The company has hired investment bank Lazard and law firm Sidley Austin to examine the company's options, according to an article on the Tribune's Web site.

Bankruptcy, however, may not be the endgame for Tribune: Some creditors feel that newspapers forced into bankruptcy protection have even less chance of repaying their loans.

In November, the company reported a $124 million third-quarter loss, compared with an $84 million profit in the same period of last year.

Tribune is on the hook for about $1 billion per year in loan repayments. The company is eyeing a big payment in June 2009, which had worried analysts.

Tribune declined to comment for this article but directed inquiries to the Chicago Tribune article, which was posted online Sunday evening.

Further darkening Tribune's picture is the ongoing financial crisis. Analysts forecast a dim 2009 for all media companies dependent on advertising from retailers who are likely to cut back on ad and marketing spending or simply be forced out of business. Newspapers also depend on help-wanted ads, which shrink as unemployment rises.

Venerable newspaper chain Knight Ridder was swallowed in June 2006 by rival chain McClatchy Co., which has since watched its stock price lose 90 percent of its value. Over the same period, shares of The New York Times Co. are down more than 60 percent, while shares of The Washington Post Co. are down more than 40 percent.

Tribune has been raising cash by putting assets up for sale. The Cubs and their storied Wrigley Field are on the block and the company hopes for a spring sale, with an expected price tag of several hundred million dollars. However, the pool of potential bidders has shrunk since the team went on the market, as the credit crisis has put financing in doubt for such a large deal.

In May, Tribune sold Newsday to Cablevision for $650 million. Last summer, Zell said he was hiring real estate advisers to ascertain the value of the Tribune and L.A. Times buildings. Staff have been cut across the company in an effort to save money.

The L.A. Times, the largest paper in the chain, has drawn steady interest, with suitors including entertainment mogul David Geffen. Prior to the economic crisis, the paper was estimated to be worth as much as $1 billion. But Tribune was reluctant to sell the paper, which still generates substantial profit.

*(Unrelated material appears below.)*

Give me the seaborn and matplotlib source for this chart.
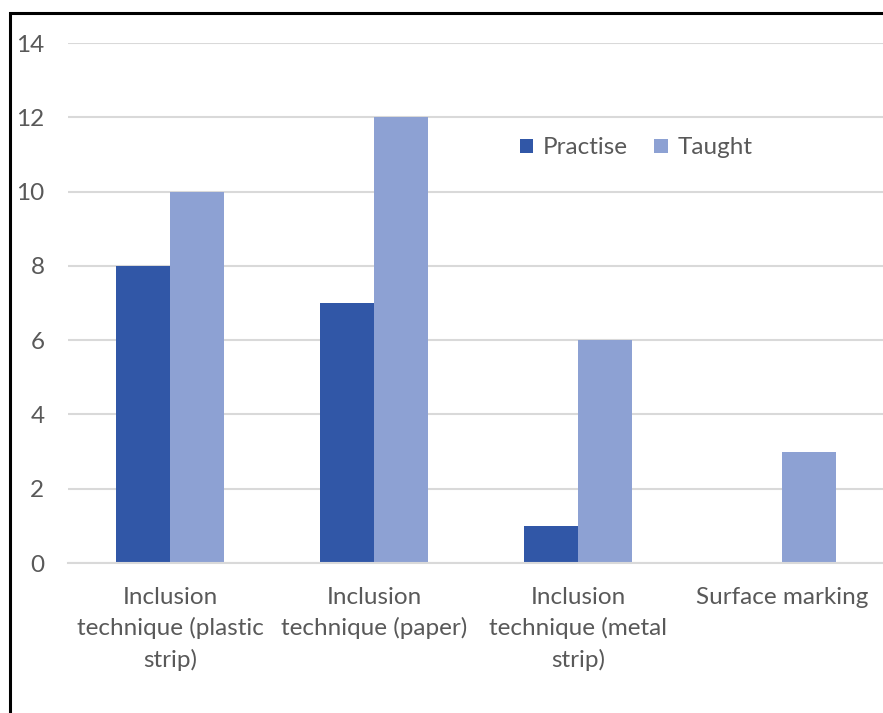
import matplotlib
matplotlib.use("Agg")
import matplotlib.pyplot as plt
from matplotlib.patches import Patch, Rectangle
import seaborn as sns
import pandas as pd

categories = [
    "Inclusion\ntechnique (plastic\nstrip)",
    "Inclusion\ntechnique (paper)",
    "Inclusion\ntechnique (metal\nstrip)",
    "Surface marking",
]
series_names = ["Practise", "Taught"]
practise = [8, 7, 1, 0]
taught = [10, 12, 6, 3]
y_ticks = [0, 2, 4, 6, 8, 10, 12, 14]

colors = {"Practise": "#3157A7", "Taught": "#8DA1D3"}
text_color = "#595959"
fs = 17.5

df = pd.DataFrame({
    "category": categories * 2,
    "series": [series_names[0]] * len(categories) + [series_names[1]] * len(categories),
    "value": practise + taught,
})

sns.set_theme(style="white")
plt.rcParams["font.family"] = ["Lato", "DejaVu Sans"]

fig = plt.figure(figsize=(8.83, 7.13), dpi=100)
ax = fig.add_axes([68 / 883, 150 / 713, (884 - 68) / 883, 520 / 713])

sns.barplot(data=df, x="category", y="value", hue="series", order=categories,
            hue_order=series_names, palette=colors, width=0.53, gap=0,
            saturation=1, ax=ax, legend=False, linewidth=0)

ax.set_ylim(0, 14)
ax.set_yticks(y_ticks)
ax.set_xlim(-0.5, len(categories) - 0.5)
ax.yaxis.grid(True, color="#D9D9D9", linewidth=1.5)
ax.set_axisbelow(True)
for side in ["left", "right", "top"]:
    ax.spines[side].set_visible(False)
ax.spines["bottom"].set_color("#D9D9D9")
ax.spines["bottom"].set_linewidth(1.5)
ax.set_xlabel("")
ax.set_ylabel("")
ax.tick_params(axis="y", length=0, pad=17, labelsize=fs, labelcolor=text_color)
ax.tick_params(axis="x", length=0, pad=17, labelsize=fs, labelcolor=text_color)
for lbl in ax.get_xticklabels():
    lbl.set_linespacing(1.52)
    lbl.set_horizontalalignment("center")

handles = [Patch(facecolor=colors[s], edgecolor="none", label=s) for s in series_names]
leg = fig.legend(handles=handles, loc="center", bbox_to_anchor=(636 / 883, 1 - 148 / 713),
                 ncol=2, frameon=False, fontsize=fs, handlelength=0.55, handleheight=0.55,
                 handletextpad=0.4, columnspacing=1.1)
for t in leg.get_texts():
    t.set_color(text_color)

# outer frame line along the left and top edges
fig.patches.append(Rectangle((10 / 883, -0.1), 1.2, 1 - 13 / 713 + 0.1,
                             transform=fig.transFigure, fill=False,
                             edgecolor="black", linewidth=2.2, zorder=10))

fig.savefig("out.png", dpi=100)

Asset sales, however, may not be enough to save the venerable chain, which grew from the namesake Chicago Tribune -- the Midwest's paper of record since the mid-19th century -- and expanded with the 2000 purchase of the Times Mirror papers, which included the L.A. Times, the Sun and other papers.

Zell, who made his money in commercial real estate, emerged as the only serious bidder when Tribune was forced onto the sales block by a boardroom revolt staged by a group of minority shareholders who wanted to cash out, angered by the company's falling share price since the 2000 merger.

To finance the deal, Zell put up $315 million of his own money and got more than $8 billion in new loans on top of the company's existing $5 billion in debt, a move many analysts questioned at the time.

Zell got Washington help to take over Tribune.

In order to secure $4.2 billion in new debt, Tribune had to prove to creditors that it would be able to retain the revenue-generating ownership of television stations in cities where it owns newspapers -- a violation of Federal Communications Commission rules. The FCC had given Tribune a number of waivers through the years to allow the so-called cross-ownership, but the waivers required periodic renewal.

However, in December 2007, the FCC granted a permanent waiver to Tribune to allow the cross-ownership of its Chicago stations (WGN radio and TV) and two-year waivers for the other stations, clinching the deal for Zell.